In China 3.0, a new edited volume from the European Council on Foreign Relations, Mark Leonard gathers contributions from leading Chinese intellectuals representing a range of views on core policy questions. And though Leonard’s introduction betrays his strong social-democratic bias — he has ancestral ties to the Labour Party, and his career as a foreign policy thinker was helped along Tony Blair himself — it carefully and helpfully delineates emerging camps on the future direction of economic and political reform and foreign policy. The basic premise of the collection is that if Maoist China can be understood as “China 1.0″ and Dengist China can be understood as “China 2.0,” China’s successful (so far) transition to middle-income status under one-party rule has created enough tensions and contradictions that the state is in need of yet another comprehensive reinvention, which goes beyond the modest incremental reforms of the Hu-Wen era to really rethink the basics of the Chinese Communist Party’s political and economic bargain with the wider populace, hence “China 3.0.”

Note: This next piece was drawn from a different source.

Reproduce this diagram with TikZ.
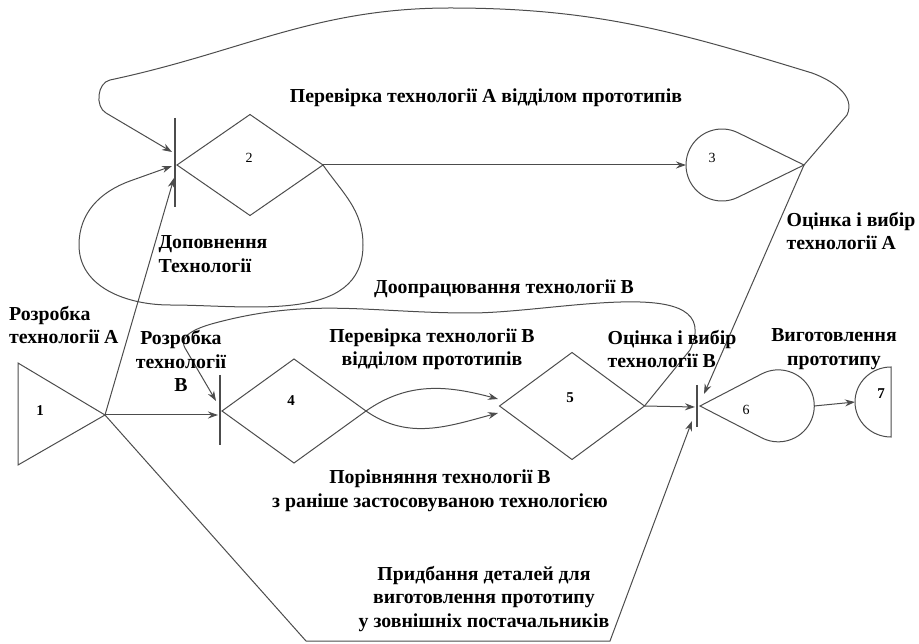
\documentclass[tikz,border=0pt]{standalone}
\usepackage{fontspec}
\setmainfont{Liberation Serif}
\usepackage{tikz}
\usetikzlibrary{shapes.geometric,arrows.meta,calc}
\tikzset{>={Stealth[length=10pt,width=7pt]}}
\tikzset{
  ln/.style={draw=black!70, line width=1pt},
  arr/.style={ln, ->},
  barline/.style={draw=black!70, line width=1.7pt},
  diam/.style={diamond, ln, inner sep=0pt, outer sep=0pt},
  hub/.style={circle, inner sep=0pt, outer sep=0pt, minimum size=72pt},
  txt/.style={font=\fontsize{19.8}{23.5}\selectfont\bfseries, inner sep=0pt, align=center},
  num/.style={font=\fontsize{15}{15}\selectfont\bfseries, inner sep=0pt},
  numthin/.style={font=\fontsize{14}{14}\selectfont, inner sep=0pt}
}

\begin{document}
\begin{tikzpicture}[x=1pt, y=1pt]
    \useasboundingbox (0,0) rectangle (919,-644);

    % Event 1
    \coordinate (t1) at (105,-415);
    \draw[ln] (t1) -- (18,-363) -- (18,-465) -- cycle;
    \node[num] (l1) at (40,-411) {1};

    % Events 2, 4, 5
    \node[diam, minimum width=146pt, minimum height=101pt] (d2) at (250,-165) {};
    \node[diam, minimum width=144pt, minimum height=104pt] (d4) at (294,-411) {};
    \node[diam, minimum width=145pt, minimum height=107pt] (d5) at (572,-406) {};
    \node[numthin] (l2) at (249,-158) {2};
    \node[num] (l4) at (291,-401) {4};
    \node[num] (l5) at (570,-398) {5};

    % Events 3, 6
    \node[hub] (n3) at (722,-165) {};
    \coordinate (t3) at (804,-165);
    \draw[ln] (t3) -- (n3.64) arc[start angle=64, end angle=296, radius=36pt] -- cycle;
    \node[numthin] (l3) at (712,-158) {3};

    \node[hub] (n6) at (778,-406) {};
    \coordinate (t6) at (700,-406);
    \draw[ln] (t6) -- (n6.117.5) arc[start angle=117.5, end angle=-117.5, radius=36pt] -- cycle;
    \node[numthin] (l6) at (746,-410) {6};

    % Event 7
    \coordinate (c7) at (891,-402);
    \coordinate (w7) at (855,-402);
    \draw[ln] ($(c7)+(0,35)$) arc[start angle=90, end angle=270, x radius=36pt, y radius=35pt] -- cycle;
    \node[num] (l7) at (881,-394) {7};

    % Merge bars
    \draw[barline] (175,-118) -- (175,-207);
    \draw[barline] (220,-375) -- (220,-445);
    \draw[barline] (697,-385) -- (697,-427);

    % Arrow ends on the bars
    \coordinate (in2a) at (172,-152);
    \coordinate (in2b) at (172,-166);
    \coordinate (in2c) at (174,-178);
    \coordinate (in4a) at (216,-401);
    \coordinate (in4b) at (218,-415);
    \coordinate (in5a) at (498,-399);
    \coordinate (in5b) at (498,-413);
    \coordinate (in6a) at (704,-394);
    \coordinate (in6b) at (695,-407);
    \coordinate (in6c) at (692,-421);

    % Works
    \draw[arr] (t1) -- (in2c);
    \draw[arr] (t1) -- (in4b);
    \draw[arr] (t1) -- (306,-641) -- (610,-641) -- (in6c);
    \draw[arr] (d2.east) -- (n3.west);
    \draw[arr] (d2.east) to[out=-55,in=90] (363,-245) to[out=-90,in=0] (170,-305)
        to[out=180,in=-90] (79,-245) to[out=90,in=200] (130,-181) -- (in2b);
    \draw[arr] (t3) -- (847,-115) to[out=65,in=-20] (812,-73) to[out=163,in=0] (450,-8)
        to[out=180,in=12] (110,-80) to[out=192,in=150] (106,-113) -- (in2a);
    \draw[arr] (t3) -- (in6a);
    \draw[arr] (d4.east) to[out=35,in=165] (in5a);
    \draw[arr] (d4.east) to[out=-35,in=-165] (in5b);
    \draw[arr] (d5.east) -- (690,-350) to[out=65,in=0] (470,-313)
        to[out=180,in=15] (215,-323) to[out=195,in=120] (185,-348) -- (in4a);
    \draw[arr] (d5.east) -- (in6b);
    \draw[arr] (n6.east) -- (w7);

    % Labels of the works
    \node[txt] (tA) at (486,-98) {Перевірка технології А відділом прототипів};
    \node[txt, align=left] (tDop) at (213,-254) {Доповнення\\Технології};
    \node[txt, align=left] (tOcA) at (851,-231) {Оцінка і вибір\\технології А};
    \node[txt] (tDoopr) at (504,-289) {Доопрацювання технології В};
    \node[txt, align=left, anchor=west] (tRozA) at (9,-325) {Розробка\\технології А};
    \node[txt] (tRozB) at (181,-361) {Розробка\\технології\\В};
    \node[txt] (tPerB) at (432,-349) {Перевірка технології В\\відділом прототипів};
    \node[txt, align=left] (tOcB) at (672,-349) {Оцінка і вибір\\технології В};
    \node[txt] (tVyg) at (834,-349) {Виготовлення\\прототипу};
    \node[txt] (tPor) at (440,-491) {Порівняння технології В\\з раніше застосовуваною технологією};
    \node[txt] (tPryd) at (484,-599) {Придбання деталей для\\виготовлення прототипу\\у зовнішніх постачальників};

\end{tikzpicture}
\end{document}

In Capitalism with Chinese Characteristics, however, MIT economist Yasheng Huang argues that policy analysts have misinterpreted what Leonard calls the China 2.0 era by failing to reckon with the sharp discontinuity that occurs in 1989. Whereas the period from 1979 to 1989 saw balanced growth in urban and rural areas and robust gains in domestic consumption and a surge in indigenous entrepreneurship, much of it masked under the rubric of “township and village enterprises” that were notionally state-owned, the period from 1989 until the Hu-Wen era was defined by a turn towards channeling resources away from households to state-owned enterprises and a more concerted effort to attract foreign direct investment, both of which had the effect of spurring capital-intensive growth in coastal regions and stunting the development of the Chinese interior. Huang’s book, published in 2008, is skeptical of whether or not the Hu-Wen fourth generation leadership is capable of changing direction, but he acknowledges its attention to the rural-urban divide. All of this is to suggest that the real China 2.0 era might have been much short than conventionally understood, having only lasted from 1979 (or 1978) to 1989 and that what China really needs to do is foster a China 4.0 spirit that learns from the best aspects of that earlier period.
Leonard builds his essay around three dilemmas facing Chinese policymakers, which he describes as the affluence trap, the stability trap, and the power trap. Having achieved the Dengist goal of fostering a “xiaokang (moderately well-off) society,” in which subsistence is guaranteed and larger economic aspirations have taken hold, China’s leadership must decide between slowly dismantling debt-ridden state-owned enterprises and relaxing constraints on indigenous entrepreneurship or creating new, distinctive institutional forms designed to democratize ownership and promote worker control while allowing the state to largely retain its role as central planner. One of the more awkward aspects of Leonard’s essay, for me at least, is that while he seems to appreciate the scale of the challenge facing Chinese economic policymakers, he also seems sanguine about China’s ability to navigate them successfully. That is, he artfully describes the crucial role of financial repression in driving export-led growth, and he is attuned to the wasteful capital investments that are the most readily apparent byproduct of financial repression and cronyism. Yet he confidently predicts that China will not only surpass but greatly surpass America’s economic weight in the world over the next two decades. Granted, even taking the aging of China’s population into account, the sheer size of its working-age population suggests that this outcome will ultimately come to pass. But undoing the damage caused by decades of financial repression, and the hypertrophied and highly vulnerable export sector that is its legacy, will, I suspect, take many years. Michael Pettis suggests that Japan’s post-1990s experience of diminished growth and diminished horizons is a more appropriate analogue for China’s future. And if Pettis is right, the political implications are profound.
There is much to admire in the collection, which opens with Cui Zhiyuan, a self-described liberal socialist, writing in praise of the so-called “Chongqing model” of development. I recently had the pleasure of reading a Cui Zhiyuan essay on what he calls “Petty Bourgeoise Socialism,” which, in the spirit of Roberto Unger, calls for a post-capitalist market economy, including intriguing references to “stamp scrip” (which bears a family resemblance to Miles Kimball’s calls for electronic currency as the unit of account), “topsy-turvy state ownership” (in homage to James Meade’s “topsy-turvy nationalization”), and Unger’s notion of “disintegrated property” as a vehicle for reconciling egalitarian aspirations with a post-Fordist economy. It’s all very heady stuff, most of which strikes me as too market-oriented to achieve socialist goals and too “centralist” to allow fast-growing young firms to drive larger economic transformations, the chief virtue of entrepreneurial capitalism.
More broadly, Leonard’s collection suggests that as China develops a more robust and inclusive public sphere, it will be really interesting to follow. I might revisit it in the future, and dive deeper into some of China’s so-called “New Right” economic thinkers, e.g., Justin Yifu Lin, author of The Quest for Prosperity, which was recently praised by Clive Crook in Bloomberg View.